For ME, each time that I moved towards finding and accepting my OWN truth, it was really like the proverbial peeling of the onion layer. When I met the woman who became my first partner, the feelings I experienced were like nothing I had ever felt before. And == I == felt like nothing I had ever felt before! I could breathe. I felt HOME.

There were still struggles, the latest in trying to come to terms with identifying as a Femme. (and whether someone who looked like ME, or was like ME, could even BE a Femme!) It has all been an on-going process of learning. But the really neat part is, that learning has been fascinating, has been difficult at times, has been filled with more joy than I could have ever imagined!

Places like here at the Planet have been key to that learning, for me. It is embarrasing to admit that you just don't know something, but everyone here has been so very kind and helpful. When I learn something myself, I feel almost an obligation to pass that lesson on to the next person.

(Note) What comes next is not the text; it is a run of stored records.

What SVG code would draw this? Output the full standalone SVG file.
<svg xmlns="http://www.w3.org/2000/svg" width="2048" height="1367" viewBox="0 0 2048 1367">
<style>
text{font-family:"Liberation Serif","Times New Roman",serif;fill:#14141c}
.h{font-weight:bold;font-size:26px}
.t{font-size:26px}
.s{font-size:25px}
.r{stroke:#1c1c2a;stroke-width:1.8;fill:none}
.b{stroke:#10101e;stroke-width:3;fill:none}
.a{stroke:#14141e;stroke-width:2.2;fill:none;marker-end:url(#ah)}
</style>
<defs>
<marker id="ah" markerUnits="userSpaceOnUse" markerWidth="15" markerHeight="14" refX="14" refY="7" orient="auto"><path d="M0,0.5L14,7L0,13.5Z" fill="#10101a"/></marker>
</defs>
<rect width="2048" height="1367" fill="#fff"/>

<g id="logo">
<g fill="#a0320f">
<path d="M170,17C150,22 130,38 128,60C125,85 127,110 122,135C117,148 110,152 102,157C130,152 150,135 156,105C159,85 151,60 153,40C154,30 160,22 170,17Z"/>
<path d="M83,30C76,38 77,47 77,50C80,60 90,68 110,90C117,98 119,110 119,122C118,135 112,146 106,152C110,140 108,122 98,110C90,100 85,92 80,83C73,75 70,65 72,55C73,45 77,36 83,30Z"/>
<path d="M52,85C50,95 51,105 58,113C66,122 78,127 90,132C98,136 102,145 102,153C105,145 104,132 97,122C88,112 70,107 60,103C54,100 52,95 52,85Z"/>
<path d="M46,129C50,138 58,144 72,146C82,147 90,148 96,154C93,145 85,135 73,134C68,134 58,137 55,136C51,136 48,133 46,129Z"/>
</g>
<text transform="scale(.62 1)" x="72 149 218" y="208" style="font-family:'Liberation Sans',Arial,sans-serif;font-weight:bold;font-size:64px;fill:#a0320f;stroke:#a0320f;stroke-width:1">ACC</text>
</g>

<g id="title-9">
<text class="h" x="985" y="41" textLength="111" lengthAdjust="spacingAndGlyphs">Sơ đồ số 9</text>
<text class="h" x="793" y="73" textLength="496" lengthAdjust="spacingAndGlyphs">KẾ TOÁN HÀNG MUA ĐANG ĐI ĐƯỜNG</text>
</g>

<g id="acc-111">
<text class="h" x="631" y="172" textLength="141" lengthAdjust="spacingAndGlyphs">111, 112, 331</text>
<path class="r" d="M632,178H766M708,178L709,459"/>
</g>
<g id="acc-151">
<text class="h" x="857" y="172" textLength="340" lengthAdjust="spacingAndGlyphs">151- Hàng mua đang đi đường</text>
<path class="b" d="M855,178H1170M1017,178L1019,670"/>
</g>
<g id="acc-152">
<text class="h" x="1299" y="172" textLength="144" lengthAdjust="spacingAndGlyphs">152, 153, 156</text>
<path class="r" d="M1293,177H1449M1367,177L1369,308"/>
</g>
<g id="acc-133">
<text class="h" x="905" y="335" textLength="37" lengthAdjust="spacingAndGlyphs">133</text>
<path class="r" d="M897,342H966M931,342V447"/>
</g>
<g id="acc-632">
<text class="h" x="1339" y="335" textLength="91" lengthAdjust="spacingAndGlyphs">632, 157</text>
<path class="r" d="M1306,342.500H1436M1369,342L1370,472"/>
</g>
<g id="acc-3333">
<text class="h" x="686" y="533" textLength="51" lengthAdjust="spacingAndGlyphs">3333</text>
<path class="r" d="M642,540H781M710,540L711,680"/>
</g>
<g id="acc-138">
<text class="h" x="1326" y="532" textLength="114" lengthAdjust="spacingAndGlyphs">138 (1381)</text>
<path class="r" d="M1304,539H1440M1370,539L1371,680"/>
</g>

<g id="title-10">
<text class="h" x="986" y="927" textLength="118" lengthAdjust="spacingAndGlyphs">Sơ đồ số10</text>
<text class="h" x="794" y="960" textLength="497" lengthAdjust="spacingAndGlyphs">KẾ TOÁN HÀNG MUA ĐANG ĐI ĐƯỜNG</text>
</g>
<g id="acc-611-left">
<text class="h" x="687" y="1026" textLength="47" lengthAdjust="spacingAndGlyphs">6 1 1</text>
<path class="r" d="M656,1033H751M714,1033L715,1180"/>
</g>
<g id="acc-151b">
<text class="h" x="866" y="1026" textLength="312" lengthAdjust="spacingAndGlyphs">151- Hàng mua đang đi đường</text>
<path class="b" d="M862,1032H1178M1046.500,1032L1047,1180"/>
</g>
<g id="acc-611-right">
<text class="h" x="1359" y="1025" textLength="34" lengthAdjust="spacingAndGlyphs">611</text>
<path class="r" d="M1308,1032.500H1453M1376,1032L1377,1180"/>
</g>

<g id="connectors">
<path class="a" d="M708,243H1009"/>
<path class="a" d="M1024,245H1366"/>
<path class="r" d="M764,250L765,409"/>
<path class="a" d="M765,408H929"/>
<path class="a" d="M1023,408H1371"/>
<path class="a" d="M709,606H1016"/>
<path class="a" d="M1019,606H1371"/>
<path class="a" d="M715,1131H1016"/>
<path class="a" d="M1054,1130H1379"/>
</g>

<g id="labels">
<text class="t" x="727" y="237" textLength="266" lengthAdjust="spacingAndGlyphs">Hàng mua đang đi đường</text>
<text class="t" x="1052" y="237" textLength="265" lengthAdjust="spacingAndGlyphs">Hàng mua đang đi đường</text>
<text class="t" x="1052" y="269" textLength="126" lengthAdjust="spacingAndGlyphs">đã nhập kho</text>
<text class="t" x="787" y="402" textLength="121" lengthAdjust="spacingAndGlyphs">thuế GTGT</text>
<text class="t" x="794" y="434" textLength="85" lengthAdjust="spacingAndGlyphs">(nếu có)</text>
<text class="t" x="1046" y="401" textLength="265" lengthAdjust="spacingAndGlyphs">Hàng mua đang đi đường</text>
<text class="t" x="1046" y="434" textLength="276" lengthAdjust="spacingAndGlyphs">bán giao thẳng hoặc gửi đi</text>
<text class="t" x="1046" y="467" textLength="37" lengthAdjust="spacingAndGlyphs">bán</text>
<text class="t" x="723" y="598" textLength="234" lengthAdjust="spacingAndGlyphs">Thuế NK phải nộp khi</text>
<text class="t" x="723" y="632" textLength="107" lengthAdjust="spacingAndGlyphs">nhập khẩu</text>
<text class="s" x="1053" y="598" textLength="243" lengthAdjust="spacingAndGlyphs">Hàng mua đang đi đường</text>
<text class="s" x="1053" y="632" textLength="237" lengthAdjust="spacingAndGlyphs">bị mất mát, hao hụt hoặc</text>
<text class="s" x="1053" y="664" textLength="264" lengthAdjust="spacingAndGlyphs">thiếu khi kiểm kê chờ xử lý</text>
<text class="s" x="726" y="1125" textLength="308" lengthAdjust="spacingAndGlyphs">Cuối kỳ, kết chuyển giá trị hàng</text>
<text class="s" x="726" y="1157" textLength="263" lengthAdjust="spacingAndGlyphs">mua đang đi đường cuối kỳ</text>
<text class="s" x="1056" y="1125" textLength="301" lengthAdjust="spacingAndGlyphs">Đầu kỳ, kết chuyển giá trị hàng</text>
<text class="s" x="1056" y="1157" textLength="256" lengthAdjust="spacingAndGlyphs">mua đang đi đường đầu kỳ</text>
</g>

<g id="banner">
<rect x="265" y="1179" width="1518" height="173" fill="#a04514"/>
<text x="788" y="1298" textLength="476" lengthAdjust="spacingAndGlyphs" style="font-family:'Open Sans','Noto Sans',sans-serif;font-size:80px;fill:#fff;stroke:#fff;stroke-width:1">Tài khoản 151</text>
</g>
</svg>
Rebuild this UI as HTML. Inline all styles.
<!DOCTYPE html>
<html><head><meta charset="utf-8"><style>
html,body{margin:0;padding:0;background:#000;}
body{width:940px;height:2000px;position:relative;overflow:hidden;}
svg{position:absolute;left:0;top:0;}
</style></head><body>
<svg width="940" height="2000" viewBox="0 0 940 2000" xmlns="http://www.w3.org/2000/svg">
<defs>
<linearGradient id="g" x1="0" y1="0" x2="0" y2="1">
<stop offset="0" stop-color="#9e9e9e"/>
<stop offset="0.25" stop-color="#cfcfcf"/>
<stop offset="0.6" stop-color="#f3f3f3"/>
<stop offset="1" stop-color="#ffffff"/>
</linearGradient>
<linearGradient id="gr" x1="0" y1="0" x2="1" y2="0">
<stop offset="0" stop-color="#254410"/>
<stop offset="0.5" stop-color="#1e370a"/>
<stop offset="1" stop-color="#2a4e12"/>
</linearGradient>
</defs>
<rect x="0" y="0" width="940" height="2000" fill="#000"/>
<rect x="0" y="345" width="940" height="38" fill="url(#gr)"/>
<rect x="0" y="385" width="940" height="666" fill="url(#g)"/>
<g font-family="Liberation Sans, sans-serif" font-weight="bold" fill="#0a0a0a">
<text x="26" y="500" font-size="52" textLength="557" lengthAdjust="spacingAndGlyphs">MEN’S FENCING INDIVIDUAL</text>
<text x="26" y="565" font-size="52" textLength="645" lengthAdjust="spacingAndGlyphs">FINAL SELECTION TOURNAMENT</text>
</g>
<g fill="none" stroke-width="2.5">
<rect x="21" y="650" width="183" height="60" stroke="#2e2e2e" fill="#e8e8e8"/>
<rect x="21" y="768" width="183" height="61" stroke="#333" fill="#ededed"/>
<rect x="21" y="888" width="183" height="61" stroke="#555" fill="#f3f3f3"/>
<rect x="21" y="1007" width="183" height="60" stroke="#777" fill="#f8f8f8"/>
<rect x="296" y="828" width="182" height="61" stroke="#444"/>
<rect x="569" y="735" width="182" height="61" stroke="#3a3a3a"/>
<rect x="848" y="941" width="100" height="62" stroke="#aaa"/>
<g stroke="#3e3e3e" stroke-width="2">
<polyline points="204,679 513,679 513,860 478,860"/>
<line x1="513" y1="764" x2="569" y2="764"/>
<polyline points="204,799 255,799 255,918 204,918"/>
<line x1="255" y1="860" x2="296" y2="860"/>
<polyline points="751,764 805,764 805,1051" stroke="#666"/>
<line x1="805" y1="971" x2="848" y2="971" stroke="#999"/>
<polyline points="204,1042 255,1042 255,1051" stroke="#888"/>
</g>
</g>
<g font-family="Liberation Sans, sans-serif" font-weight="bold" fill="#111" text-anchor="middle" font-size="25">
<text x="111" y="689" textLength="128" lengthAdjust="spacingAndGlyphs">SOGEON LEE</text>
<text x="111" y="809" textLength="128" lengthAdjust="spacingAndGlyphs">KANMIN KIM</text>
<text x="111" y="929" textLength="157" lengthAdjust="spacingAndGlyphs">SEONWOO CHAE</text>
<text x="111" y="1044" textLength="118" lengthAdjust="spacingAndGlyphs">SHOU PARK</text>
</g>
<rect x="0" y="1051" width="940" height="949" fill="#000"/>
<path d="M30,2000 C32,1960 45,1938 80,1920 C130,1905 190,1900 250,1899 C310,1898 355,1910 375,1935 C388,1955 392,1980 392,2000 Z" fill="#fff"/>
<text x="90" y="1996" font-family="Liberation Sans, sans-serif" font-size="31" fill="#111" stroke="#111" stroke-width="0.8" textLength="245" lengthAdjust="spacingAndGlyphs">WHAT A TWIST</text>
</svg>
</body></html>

Thank you, again, Strappie!

Thank you for your story. I admit when I read that article I cried. The struggles that fem's go through was so beyond my thoughts. I never knew that you all went through those things. How dumb was I to think it was a cake walk for you.

I think coming to terms with things is a life time process. I think we constantly change, a constant DISCOVERY of who we are. I know who I am but I consistently grow and tweak who I am and what I stand for.

I do know and have heard the term "I'm Home" my past partners that were str8 and came out had all said the same thing. "I'm finally home"

Thank you for sharing... I hope you can add more to the thread.